Data shown =>
§ §

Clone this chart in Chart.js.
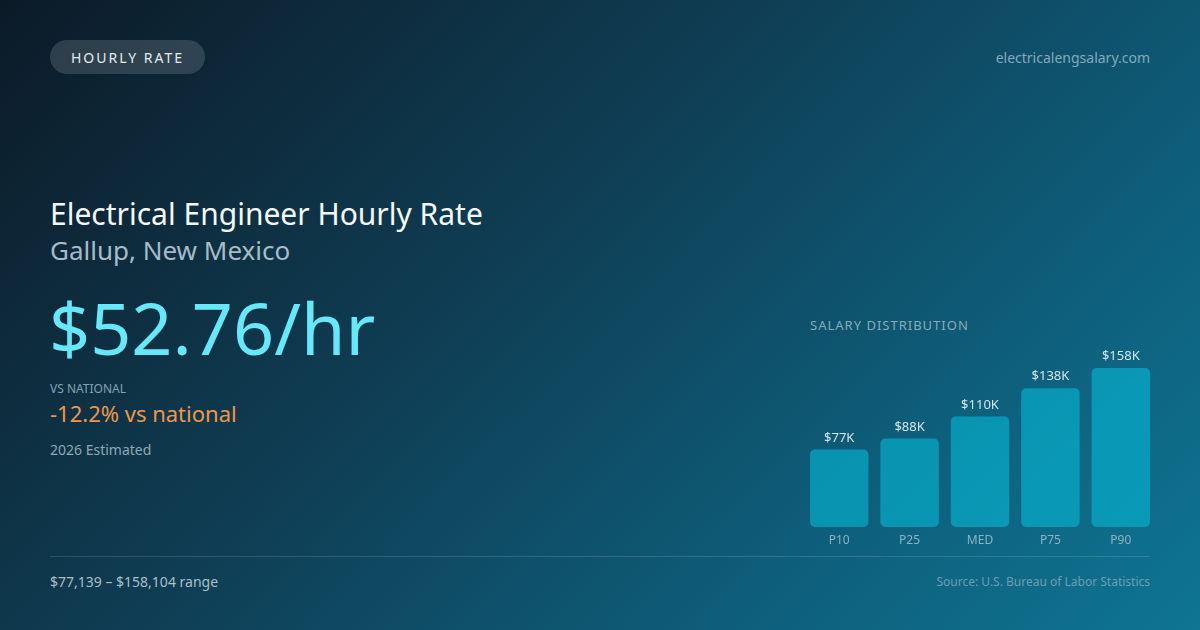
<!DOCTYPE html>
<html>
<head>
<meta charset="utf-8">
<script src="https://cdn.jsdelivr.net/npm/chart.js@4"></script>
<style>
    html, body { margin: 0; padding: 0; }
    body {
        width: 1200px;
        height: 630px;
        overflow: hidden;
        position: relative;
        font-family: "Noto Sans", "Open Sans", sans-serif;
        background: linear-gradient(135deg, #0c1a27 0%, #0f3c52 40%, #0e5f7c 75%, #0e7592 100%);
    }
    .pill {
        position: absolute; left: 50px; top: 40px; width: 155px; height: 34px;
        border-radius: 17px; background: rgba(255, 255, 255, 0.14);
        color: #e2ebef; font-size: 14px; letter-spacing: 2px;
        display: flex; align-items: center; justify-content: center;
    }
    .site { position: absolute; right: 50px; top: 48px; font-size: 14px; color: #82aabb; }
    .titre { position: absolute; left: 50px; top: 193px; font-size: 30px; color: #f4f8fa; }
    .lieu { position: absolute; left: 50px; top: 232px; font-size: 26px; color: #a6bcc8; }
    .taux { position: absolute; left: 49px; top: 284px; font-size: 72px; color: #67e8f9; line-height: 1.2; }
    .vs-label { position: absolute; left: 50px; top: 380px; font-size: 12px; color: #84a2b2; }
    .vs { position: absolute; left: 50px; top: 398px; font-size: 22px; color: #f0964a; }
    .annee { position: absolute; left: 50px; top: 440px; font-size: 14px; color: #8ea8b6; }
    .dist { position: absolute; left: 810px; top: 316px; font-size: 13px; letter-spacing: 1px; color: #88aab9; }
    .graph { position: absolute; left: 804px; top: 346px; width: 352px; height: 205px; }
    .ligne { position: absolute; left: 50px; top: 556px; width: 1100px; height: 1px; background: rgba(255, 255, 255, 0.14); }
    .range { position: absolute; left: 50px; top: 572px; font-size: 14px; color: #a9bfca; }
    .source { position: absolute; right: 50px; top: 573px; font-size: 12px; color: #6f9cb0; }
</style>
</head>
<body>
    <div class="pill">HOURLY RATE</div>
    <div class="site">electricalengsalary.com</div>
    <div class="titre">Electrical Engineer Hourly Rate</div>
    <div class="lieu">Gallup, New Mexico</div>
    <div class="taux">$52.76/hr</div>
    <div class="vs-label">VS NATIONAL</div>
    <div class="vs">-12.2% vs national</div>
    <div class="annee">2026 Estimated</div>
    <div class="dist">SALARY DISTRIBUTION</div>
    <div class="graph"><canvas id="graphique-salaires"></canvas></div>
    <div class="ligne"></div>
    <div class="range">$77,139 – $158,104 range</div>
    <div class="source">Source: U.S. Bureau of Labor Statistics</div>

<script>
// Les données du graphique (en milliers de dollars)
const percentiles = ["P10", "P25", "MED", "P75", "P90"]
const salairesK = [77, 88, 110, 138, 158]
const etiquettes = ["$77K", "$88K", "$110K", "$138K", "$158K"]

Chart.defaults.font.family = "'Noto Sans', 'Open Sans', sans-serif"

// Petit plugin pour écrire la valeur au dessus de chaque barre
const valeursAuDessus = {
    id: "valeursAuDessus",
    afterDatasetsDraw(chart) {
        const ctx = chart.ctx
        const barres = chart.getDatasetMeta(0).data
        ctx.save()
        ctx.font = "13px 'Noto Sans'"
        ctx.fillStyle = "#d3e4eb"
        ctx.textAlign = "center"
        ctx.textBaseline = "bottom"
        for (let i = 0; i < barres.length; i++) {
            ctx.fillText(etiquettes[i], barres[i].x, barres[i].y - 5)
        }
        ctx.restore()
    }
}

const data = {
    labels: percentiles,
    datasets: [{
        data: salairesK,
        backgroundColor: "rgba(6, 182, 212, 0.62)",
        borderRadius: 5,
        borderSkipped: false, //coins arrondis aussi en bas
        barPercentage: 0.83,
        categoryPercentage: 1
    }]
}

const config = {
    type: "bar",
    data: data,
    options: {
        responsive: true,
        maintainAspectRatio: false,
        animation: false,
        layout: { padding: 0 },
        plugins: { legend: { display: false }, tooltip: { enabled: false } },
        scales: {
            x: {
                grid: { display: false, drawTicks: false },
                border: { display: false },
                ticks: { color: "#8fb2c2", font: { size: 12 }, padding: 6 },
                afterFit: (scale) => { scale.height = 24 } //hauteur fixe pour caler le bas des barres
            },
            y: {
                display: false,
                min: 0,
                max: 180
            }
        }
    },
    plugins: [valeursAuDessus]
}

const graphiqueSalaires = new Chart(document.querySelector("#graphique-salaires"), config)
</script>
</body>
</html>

§ §

Directions => From the data above, write out everything exactly except the pictures.

Written response =>
Clone this chart in Chart.js.
<!DOCTYPE html>
<html>
<head>
<meta charset="utf-8">
<script src="https://cdn.jsdelivr.net/npm/chart.js@4"></script>
<style>
    html, body { margin: 0; padding: 0; }
    body {
        width: 1200px;
        height: 630px;
        overflow: hidden;
        position: relative;
        font-family: "Noto Sans", "Open Sans", sans-serif;
        background: linear-gradient(135deg, #0c1a27 0%, #0f3c52 40%, #0e5f7c 75%, #0e7592 100%);
    }
    .pill {
        position: absolute; left: 50px; top: 40px; width: 155px; height: 34px;
        border-radius: 17px; background: rgba(255, 255, 255, 0.14);
        color: #e2ebef; font-size: 14px; letter-spacing: 2px;
        display: flex; align-items: center; justify-content: center;
    }
    .site { position: absolute; right: 50px; top: 48px; font-size: 14px; color: #82aabb; }
    .titre { position: absolute; left: 50px; top: 193px; font-size: 30px; color: #f4f8fa; }
    .lieu { position: absolute; left: 50px; top: 232px; font-size: 26px; color: #a6bcc8; }
    .taux { position: absolute; left: 49px; top: 284px; font-size: 72px; color: #67e8f9; line-height: 1.2; }
    .vs-label { position: absolute; left: 50px; top: 380px; font-size: 12px; color: #84a2b2; }
    .vs { position: absolute; left: 50px; top: 398px; font-size: 22px; color: #f0964a; }
    .annee { position: absolute; left: 50px; top: 440px; font-size: 14px; color: #8ea8b6; }
    .dist { position: absolute; left: 810px; top: 316px; font-size: 13px; letter-spacing: 1px; color: #88aab9; }
    .graph { position: absolute; left: 804px; top: 346px; width: 352px; height: 205px; }
    .ligne { position: absolute; left: 50px; top: 556px; width: 1100px; height: 1px; background: rgba(255, 255, 255, 0.14); }
    .range { position: absolute; left: 50px; top: 572px; font-size: 14px; color: #a9bfca; }
    .source { position: absolute; right: 50px; top: 573px; font-size: 12px; color: #6f9cb0; }
</style>
</head>
<body>
    <div class="pill">HOURLY RATE</div>
    <div class="site">electricalengsalary.com</div>
    <div class="titre">Electrical Engineer Hourly Rate</div>
    <div class="lieu">Gallup, New Mexico</div>
    <div class="taux">$52.76/hr</div>
    <div class="vs-label">VS NATIONAL</div>
    <div class="vs">-12.2% vs national</div>
    <div class="annee">2026 Estimated</div>
    <div class="dist">SALARY DISTRIBUTION</div>
    <div class="graph"><canvas id="graphique-salaires"></canvas></div>
    <div class="ligne"></div>
    <div class="range">$77,139 – $158,104 range</div>
    <div class="source">Source: U.S. Bureau of Labor Statistics</div>

<script>
// Les données du graphique (en milliers de dollars)
const percentiles = ["P10", "P25", "MED", "P75", "P90"]
const salairesK = [77, 88, 110, 138, 158]
const etiquettes = ["$77K", "$88K", "$110K", "$138K", "$158K"]

Chart.defaults.font.family = "'Noto Sans', 'Open Sans', sans-serif"

// Petit plugin pour écrire la valeur au dessus de chaque barre
const valeursAuDessus = {
    id: "valeursAuDessus",
    afterDatasetsDraw(chart) {
        const ctx = chart.ctx
        const barres = chart.getDatasetMeta(0).data
        ctx.save()
        ctx.font = "13px 'Noto Sans'"
        ctx.fillStyle = "#d3e4eb"
        ctx.textAlign = "center"
        ctx.textBaseline = "bottom"
        for (let i = 0; i < barres.length; i++) {
            ctx.fillText(etiquettes[i], barres[i].x, barres[i].y - 5)
        }
        ctx.restore()
    }
}

const data = {
    labels: percentiles,
    datasets: [{
        data: salairesK,
        backgroundColor: "rgba(6, 182, 212, 0.62)",
        borderRadius: 5,
        borderSkipped: false, //coins arrondis aussi en bas
        barPercentage: 0.83,
        categoryPercentage: 1
    }]
}

const config = {
    type: "bar",
    data: data,
    options: {
        responsive: true,
        maintainAspectRatio: false,
        animation: false,
        layout: { padding: 0 },
        plugins: { legend: { display: false }, tooltip: { enabled: false } },
        scales: {
            x: {
                grid: { display: false, drawTicks: false },
                border: { display: false },
                ticks: { color: "#8fb2c2", font: { size: 12 }, padding: 6 },
                afterFit: (scale) => { scale.height = 24 } //hauteur fixe pour caler le bas des barres
            },
            y: {
                display: false,
                min: 0,
                max: 180
            }
        }
    },
    plugins: [valeursAuDessus]
}

const graphiqueSalaires = new Chart(document.querySelector("#graphique-salaires"), config)
</script>
</body>
</html>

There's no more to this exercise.